Core Concepts and Data Representation
A point cloud represents 3D geometry as a set of points in space. Each point typically carries position information and may include additional features:
point = {
'coordinates': (x, y, z), # Spatial coordinates
'features': [f1, f2, ..., fn], # Optional features like color, normal, intensity
}
Three fundamental properties make point cloud processing unique:
- Permutation Invariance: The ordering of points shouldn’t affect the outcome
- Transformation Invariance: Objects should be recognizable regardless of position or orientation
- Local Geometric Structure: Points form meaningful local patterns that define surfaces and shapes
PointNet: The Foundation of Point Cloud Deep Learning
PointNet revolutionized the field by introducing a network architecture that directly processes point sets. The key innovation lies in handling point clouds’ unique properties through specialized network components:
class PointNetFeatureExtractor(nn.Module):
def __init__(self):
super().__init__()
# Input transformation network
self.transform_input = Tnet(k=3)
# Feature extraction backbone
self.conv1 = nn.Conv1d(3, 64, 1)
self.conv2 = nn.Conv1d(64, 128, 1)
self.conv3 = nn.Conv1d(128, 1024, 1)
# Feature transformation network
self.transform_feat = Tnet(k=64)
def forward(self, x):
# Input transformation
matrix3x3 = self.transform_input(x)
x = torch.bmm(x.transpose(2, 1), matrix3x3).transpose(2, 1)
# Feature extraction
x = F.relu(self.bn1(self.conv1(x)))
x = F.relu(self.bn2(self.conv2(x)))
x = self.bn3(self.conv3(x))
# Global feature pooling
x = torch.max(x, 2, keepdim=True)[0]
return x
The network achieves invariance through:
- T-Net modules that learn canonical alignments
- Point-wise MLPs that process each point independently
- Max pooling that creates permutation-invariant global features
Dynamic Graph CNNs: Understanding Local Structure
DGCNN extends PointNet by explicitly modeling relationships between neighboring points through edge convolutions:
def edge_conv(x, k=20):
"""
Edge convolution layer
x: input features [batch_size, num_points, feature_dim]

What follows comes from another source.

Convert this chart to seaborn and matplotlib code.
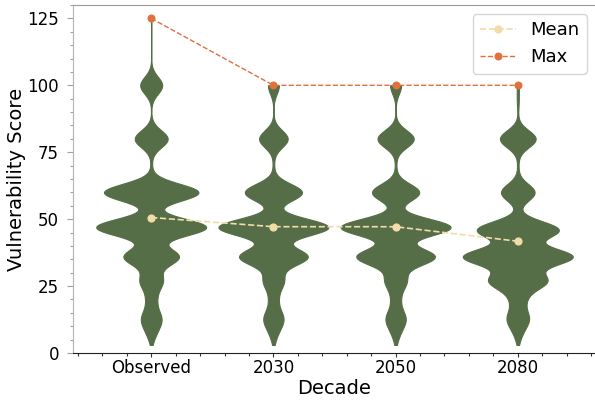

k: number of nearest neighbors
"""
# Compute pairwise distances
inner = -2 * torch.matmul(x, x.transpose(2, 1))
xx = torch.sum(x**2, dim=2, keepdim=True)

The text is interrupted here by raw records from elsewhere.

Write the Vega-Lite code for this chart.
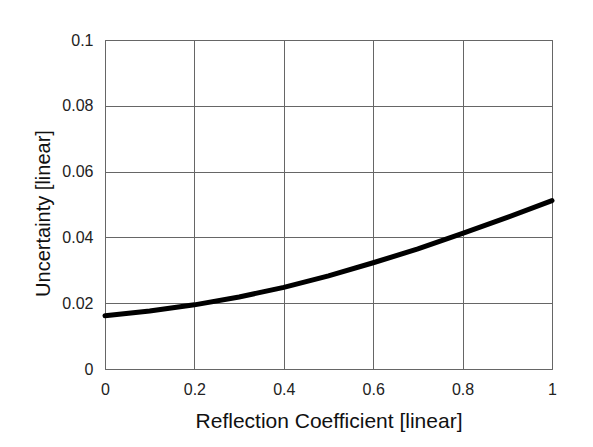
{
  "$schema": "https://vega.github.io/schema/vega-lite/v6.json",
  "autosize": {"type": "none"},
  "width": 447,
  "height": 329,
  "padding": {"left": 105, "top": 40, "right": 41, "bottom": 78},
  "background": "white",
  "data": {"values": [
    {"r": 0.0, "u": 0.0162},
    {"r": 0.1, "u": 0.0176},
    {"r": 0.2, "u": 0.0195},
    {"r": 0.3, "u": 0.0219},
    {"r": 0.4, "u": 0.0248},
    {"r": 0.5, "u": 0.0283},
    {"r": 0.6, "u": 0.0323},
    {"r": 0.7, "u": 0.0365},
    {"r": 0.8, "u": 0.0412},
    {"r": 0.9, "u": 0.0461},
    {"r": 1.0, "u": 0.0512}
  ]},
  "mark": {"type": "line", "color": "black", "strokeWidth": 5, "strokeCap": "round"},
  "encoding": {
    "x": {"field": "r", "type": "quantitative", "scale": {"domain": [0, 1], "nice": false},
      "axis": {"title": "Reflection Coefficient [linear]", "values": [0, 0.2, 0.4, 0.6, 0.8, 1], "format": ".1~f", "grid": true, "ticks": false, "domain": false, "labelFlush": false, "labelPadding": 12, "titlePadding": 13}},
    "y": {"field": "u", "type": "quantitative", "scale": {"domain": [0, 0.1], "nice": false},
      "axis": {"title": "Uncertainty [linear]", "values": [0, 0.02, 0.04, 0.06, 0.08, 0.1], "format": ".2~f", "grid": true, "ticks": false, "domain": false, "labelFlush": false, "labelPadding": 12, "titlePadding": 8, "titleFontSize": 20, "titleY": 173}}
  },
  "config": {
    "view": {"stroke": "#555555", "strokeWidth": 1},
    "axis": {"gridColor": "#666666", "gridOpacity": 1, "gridWidth": 1, "labelFont": "Liberation Sans", "labelFontSize": 16, "labelColor": "#222222", "titleFont": "Liberation Sans", "titleFontSize": 21, "titleFontWeight": "normal", "titleColor": "#111111"}
  }
}
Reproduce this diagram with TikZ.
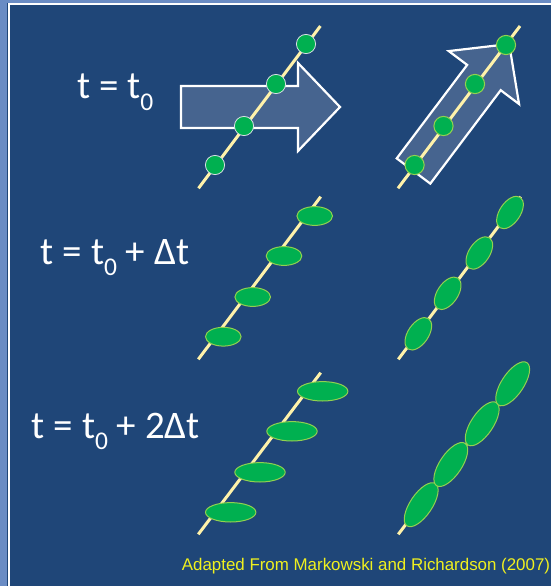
\documentclass[tikz,border=0pt]{standalone}
\usepackage{fontspec}
\setmainfont{Carlito}
\newfontfamily\creditfont{Liberation Sans}
\definecolor{bgblue}{RGB}{31,70,120}
\definecolor{stripblue}{RGB}{106,140,196}
\definecolor{arrowfill}{RGB}{70,100,143}
\definecolor{lineyellow}{RGB}{255,242,170}
\definecolor{parcelgreen}{RGB}{0,176,80}
\definecolor{rimgreen}{RGB}{146,208,80}
\definecolor{rimgray}{RGB}{215,222,228}
\definecolor{credityellow}{RGB}{240,240,30}
\newcommand\subz{\raisebox{-11pt}{\fontsize{25.5}{26}\selectfont 0}}
\begin{document}
\begin{tikzpicture}[x=1pt,y=-1pt,
  flowarrow/.style={fill=arrowfill, draw=white, line width=2.2pt, line join=miter},
  axisline/.style={draw=lineyellow, line width=3pt},
  parcelA/.style={fill=parcelgreen, draw=rimgray, line width=0.8pt},
  parcelB/.style={fill=parcelgreen, draw=rimgreen, line width=1pt},
  timelabel/.style={text=white, font=\fontsize{39}{41}\selectfont, anchor=base west, inner sep=0pt},
  credit/.style={text=credityellow, font=\creditfont\fontsize{16.9}{19}\selectfont, anchor=base west, inner sep=0pt}]
\useasboundingbox (0,0) rectangle (551,586);
% frame
\fill[bgblue] (0,0) rectangle (551,586);
\fill[stripblue] (0,0) rectangle (7.3,586);
\fill[stripblue] (0,0) rectangle (551,2.7);
\draw[white, line width=2.3pt] (8.7,586) -- (8.7,3.9) -- (551,3.9);

% labels
\node[timelabel] (t1) at (77,99) {t = t\subz};
\node[timelabel] (t2) at (40.7,264.3) {t = t\subz{} + Δt};
\node[timelabel] (t3) at (31.7,438.3) {t = t\subz{} + 2Δt};
\node[credit] (src) at (181.7,570.7) {Adapted From Markowski and Richardson (2007)};

% row 1 left: horizontal arrow
\begin{scope}[shift={(181,107)}]
  \draw[flowarrow] (0,-21) -- (117,-21) -- (117,-44) -- (159,0) -- (117,44) -- (117,21) -- (0,21) -- cycle;
\end{scope}
\draw[axisline] (198.5,188.3) -- (320.4,26);
\foreach \p in {(215,165),(244,126),(276,84),(306,44)}
  \draw[parcelA] \p circle [radius=9.6];

% row 1 right: tilted arrow
\begin{scope}[shift={(413.5,171)}, rotate=53]
  \draw[flowarrow] (0,-21) -- (117,-21) -- (117,-44) -- (159,0) -- (117,44) -- (117,21) -- (0,21) -- cycle;
\end{scope}
\draw[axisline] (398,188.3) -- (520,26);
\foreach \p in {(414.6,165),(443.5,126),(475,84),(506,45)}
  \draw[parcelB] \p circle [radius=9.6];

% row 2 left
\draw[axisline] (198.3,359.3) -- (320.7,196.7);
\foreach \p in {(223.3,336.7),(252.7,297),(284,256),(314.7,216)}
  \draw[parcelB] \p ellipse [x radius=17.8, y radius=9.4];

% row 2 right
\draw[axisline] (398.3,359.3) -- (520.7,196.7);
\foreach \x/\y in {418.3/333.8,447.7/293.3,479.3/253,510/212.5}
  \draw[parcelB, rotate around={56:(\x,\y)}] (\x,\y) ellipse [x radius=18.3pt, y radius=10.3pt];

% row 3 left
\draw[axisline] (198.3,534.3) -- (320.7,372.7);
\foreach \p in {(230.7,512.3),(260,472.3),(292,431.3),(322.7,391.3)}
  \draw[parcelB] \p ellipse [x radius=25.2, y radius=9.7];

% row 3 right
\draw[axisline] (398.3,534.3) -- (520.7,372.7);
\foreach \x/\y in {421.2/504.7,450.8/464.5,482.2/423.8,512.7/383.8}
  \draw[parcelB, rotate around={56:(\x,\y)}] (\x,\y) ellipse [x radius=25.5pt, y radius=11pt];
\end{tikzpicture}
\end{document}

dist = xx + inner + xx.transpose(2, 1)
# Get k nearest neighbors
_, idx = torch.topk(-dist, k=k)
# Construct edge features
x_knn = index_points(x, idx) # [batch_size, num_points, k, feature_dim]

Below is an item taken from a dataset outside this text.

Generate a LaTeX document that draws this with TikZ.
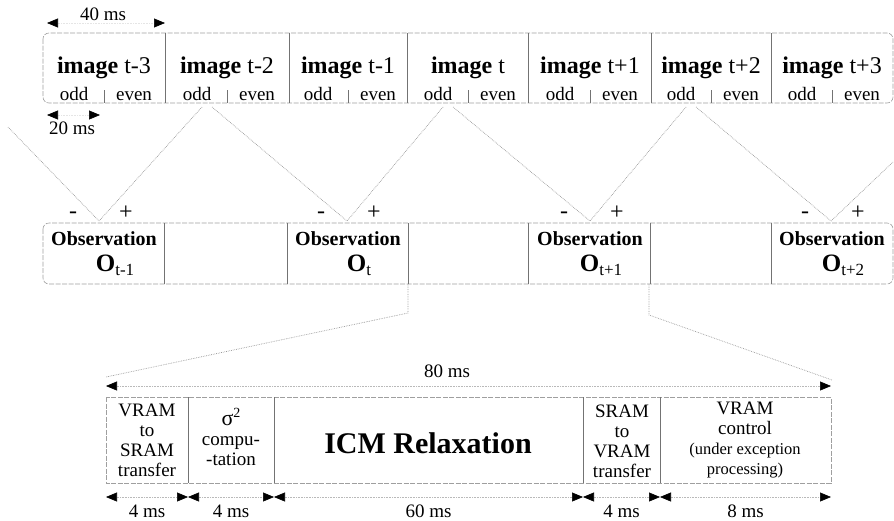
\documentclass[tikz,border=0pt]{standalone}
\usepackage{fontspec}
\setmainfont{Liberation Serif}
\usetikzlibrary{arrows.meta}
\newcommand\fsz[1]{\fontsize{#1}{#1}\selectfont}

\begin{document}
\begin{tikzpicture}[x=1pt,y=-1pt,
    frame/.style={draw=gray!75, dash pattern=on 5pt off 1.5pt, line width=0.6pt},
    divider/.style={draw=black!55, line width=0.7pt},
    link/.style={draw=gray!80, densely dotted, line width=0.7pt},
    dim/.style={draw=gray!55, densely dotted, line width=0.6pt,
      {Triangle[length=11pt,width=9pt,color=black]}-{Triangle[length=11pt,width=9pt,color=black]}},
    imgtxt/.style={anchor=base, inner sep=0pt, font=\fsz{24}},
    fieldtxt/.style={anchor=base, inner sep=0pt, font=\fsz{19}},
    obstxt/.style={anchor=base, inner sep=0pt, font=\fsz{20}\bfseries},
    sign/.style={inner sep=0pt, font=\fsz{24}},
    mslab/.style={anchor=base, inner sep=0pt, font=\fsz{19}},
    task/.style={align=center, inner sep=0pt, font=\fontsize{19}{20}\selectfont}]
  \useasboundingbox (0,0) rectangle (894,520);

  % images, 40 ms each, odd and even fields
  \draw[frame, rounded corners=6pt] (43,33) rectangle (893,103);
  \foreach \x in {165,289,407,528,651,771} \draw[divider] (\x,33) -- (\x,103);
  \foreach \x/\lab [count=\i] in {104/t-3,227/t-2,348/t-1,468/t,590/t+1,711/t+2,832/t+3} {
    \node[imgtxt] (img\i) at (\x,73) {\textbf{image} \lab};
    \node[fieldtxt] (odd\i) at (\x-30,100) {odd};
    \node[fieldtxt] (even\i) at (\x+30,100) {even};
    \draw[divider, thin] (\x,90) -- (\x,103);
  }
  \coordinate (a40) at (47,23); \coordinate (b40) at (165,23);
  \draw[dim, draw=gray!20] (a40) -- (b40);
  \node[mslab] (t40) at (103,20) {40 ms};
  \coordinate (a20) at (47,115); \coordinate (b20) at (100,115);
  \draw[dim, draw=gray!20] (a20) -- (b20);
  \node[mslab] (t20) at (72,134) {20 ms};

  % observations
  \draw[frame, rounded corners=6pt] (43,223) rectangle (893,284);
  \foreach \x in {164,287,408,528,650,771} \draw[divider] (\x,223) -- (\x,284);
  \foreach \x/\lab [count=\i] in {104/t-1,348/t,590/t+1,832/t+2} {
    \node[obstxt] (obs\i) at (\x,245) {Observation};
    \node[anchor=base, inner sep=0pt] (O\i) at (\x+11,271)
      {\fsz{25}\bfseries O\fsz{17}\mdseries\raisebox{-4pt}{\lab}};
  }
  \foreach \x [count=\i] in {99,347,590,831} {
    \coordinate (ap\i) at (\x,221);
    \node[sign] (m\i) at (\x-26,215) {-};
    \node[sign] (p\i) at (\x+27,213) {+};
  }
  \coordinate (in) at (8,127); \coordinate (out) at (893,162);
  \draw[link] (in) -- (ap1);
  \draw[link] ([xshift=5pt,yshift=-7pt]odd2.base) -- (ap1);
  \draw[link] ([xshift=15pt,yshift=-7pt]odd2.base) -- (ap2);
  \draw[link] ([xshift=5pt,yshift=-7pt]odd4.base) -- (ap2);
  \draw[link] ([xshift=15pt,yshift=-7pt]odd4.base) -- (ap3);
  \draw[link] ([xshift=5pt,yshift=-7pt]odd6.base) -- (ap3);
  \draw[link] ([xshift=15pt,yshift=-7pt]odd6.base) -- (ap4);
  \draw[link] (ap4) -- (out);

  % 80 ms of processing
  \coordinate (zl) at (408,284); \coordinate (zr) at (649,284);
  \coordinate (zbl) at (106,377); \coordinate (zbr) at (832,380);
  \draw[link] (zl) -- ++(0,29) -- (zbl);
  \draw[link] (zr) -- ++(0,31) -- (zbr);
  \coordinate (e0) at (106,386); \coordinate (e1) at (831,386);
  \draw[dim] (e0) -- (e1);
  \node[mslab] (t80) at (447,377) {80 ms};

  \draw[frame] (106,397) rectangle (831,483);
  \foreach \x in {188,274,583,660} \draw[divider] (\x,397) -- (\x,483);
  \node[task] (vs) at (147,440) {VRAM\\to\\SRAM\\transfer};
  \node[task] (sig) at (231,437) {{\fsz{22}σ\raisebox{8pt}{\fsz{14}2}}\\compu-\\-tation};
  \node[task, font=\fsz{30}\bfseries] (icm) at (428,443) {ICM Relaxation};
  \node[task] (sv) at (622,441) {SRAM\\to\\VRAM\\transfer};
  \node[task] (vc) at (745,440) {VRAM\\control\\{\fsz{16.5}(under exception}\\{\fsz{16.5}processing)}};

  \foreach \x [count=\i from 0] in {106,188,274,583,660,831} \coordinate (d\i) at (\x,497);
  \draw[dim] (d0) -- node[mslab, yshift=-20pt] (t4a) {4 ms} (d1);
  \draw[dim] (d1) -- node[mslab, yshift=-20pt] (t4b) {4 ms} (d2);
  \draw[dim] (d2) -- node[mslab, yshift=-20pt] (t60) {60 ms} (d3);
  \draw[dim] (d3) -- node[mslab, yshift=-20pt] (t4c) {4 ms} (d4);
  \draw[dim] (d4) -- node[mslab, yshift=-20pt] (t8) {8 ms} (d5);
\end{tikzpicture}
\end{document}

x_central = x.unsqueeze(2) # [batch_size, num_points, 1, feature_dim]
edge_feature = torch.cat([x_central, x_knn - x_central], dim=-1)
return edge_feature
This edge convolution operation enables the network to:
- Capture local geometric patterns
- Learn hierarchical features
- Adapt to varying point densities
Advanced Training Techniques
Data Augmentation
Robust point cloud models require effective augmentation strategies:
def augment_point_cloud(point_cloud):
"""Apply random transformations to point cloud"""
# Random rotation
theta = np.random.uniform(0, 2*np.pi)
rotation_matrix = np.array([
[np.cos(theta), -np.sin(theta), 0],
[np.sin(theta), np.cos(theta), 0],
[0, 0, 1]
])
point_cloud = np.dot(point_cloud, rotation_matrix)
# Random jittering
point_cloud += np.random.normal(0, 0.02, point_cloud.shape)
return point_cloud
Hierarchical Feature Learning
Modern architectures employ multi-scale processing:
class HierarchicalPointNet(nn.Module):
def __init__(self):
super().__init__()
self.sa1 = PointNetSetAbstraction(
npoint=512,
radius=0.2,
nsample=32,
in_channel=3,
mlp=[64, 64, 128]
)
self.sa2 = PointNetSetAbstraction(
npoint=128,
radius=0.4,
nsample=64,
in_channel=128,
mlp=[128, 128, 256]
)
Working with Point Cloud Datasets
ModelNet40
ModelNet40 serves as the standard benchmark for object classification:
def load_modelnet40(data_dir):
"""Load ModelNet40 dataset"""
train_points = []
train_labels = []
for category in os.listdir(data_dir):
category_dir = os.path.join(data_dir, category)
if not os.path.isdir(category_dir):
continue
for file in glob.glob(os.path.join(category_dir, 'train/*.off')):
points = load_off_file(file)
points = sample_points(points, 1024)
train_points.append(points)
train_labels.append(CATEGORY_MAP[category])
return np.array(train_points), np.array(train_labels)
Essential Preprocessing
Point cloud preprocessing is crucial for model performance:
def normalize_point_cloud(points):
"""Center and scale point cloud"""
centroid = np.mean(points, axis=0)
points = points - centroid
scale = np.max(np.linalg.norm(points, axis=1))
points = points / scale
return points
Point Sampling
Consistent point density is achieved through intelligent sampling:
def farthest_point_sample(points, npoint):
"""Sample points using farthest point sampling"""
N, D = points.shape
centroids = np.zeros((npoint,))
distance = np.ones((N,)) * 1e10
farthest = np.random.randint(0, N)
for i in range(npoint):
centroids[i] = farthest
centroid = points[farthest, :]
dist = np.sum((points - centroid) ** 2, -1)
mask = dist < distance
distance[mask] = dist[mask]
farthest = np.argmax(distance)
return points[centroids.astype(np.int32)]
Training and Optimization
Loss Functions
Combine multiple objectives for better learning:
def compound_loss(pred, target, smooth_l1_beta=1.0):
"""Combine classification and geometric losses"""
cls_loss = F.cross_entropy(pred['cls'], target['cls'])
reg_loss = F.smooth_l1_loss(
pred['coords'],
target['coords'],
beta=smooth_l1_beta
)
return cls_loss + 0.1 * reg_loss
Conclusion
Building effective point cloud deep learning systems requires:
- Understanding the unique properties of point cloud data
- Implementing appropriate network architectures
- Applying effective preprocessing and augmentation
- Using appropriate training strategies
The field continues to evolve rapidly, but these fundamental principles remain essential for successful implementation.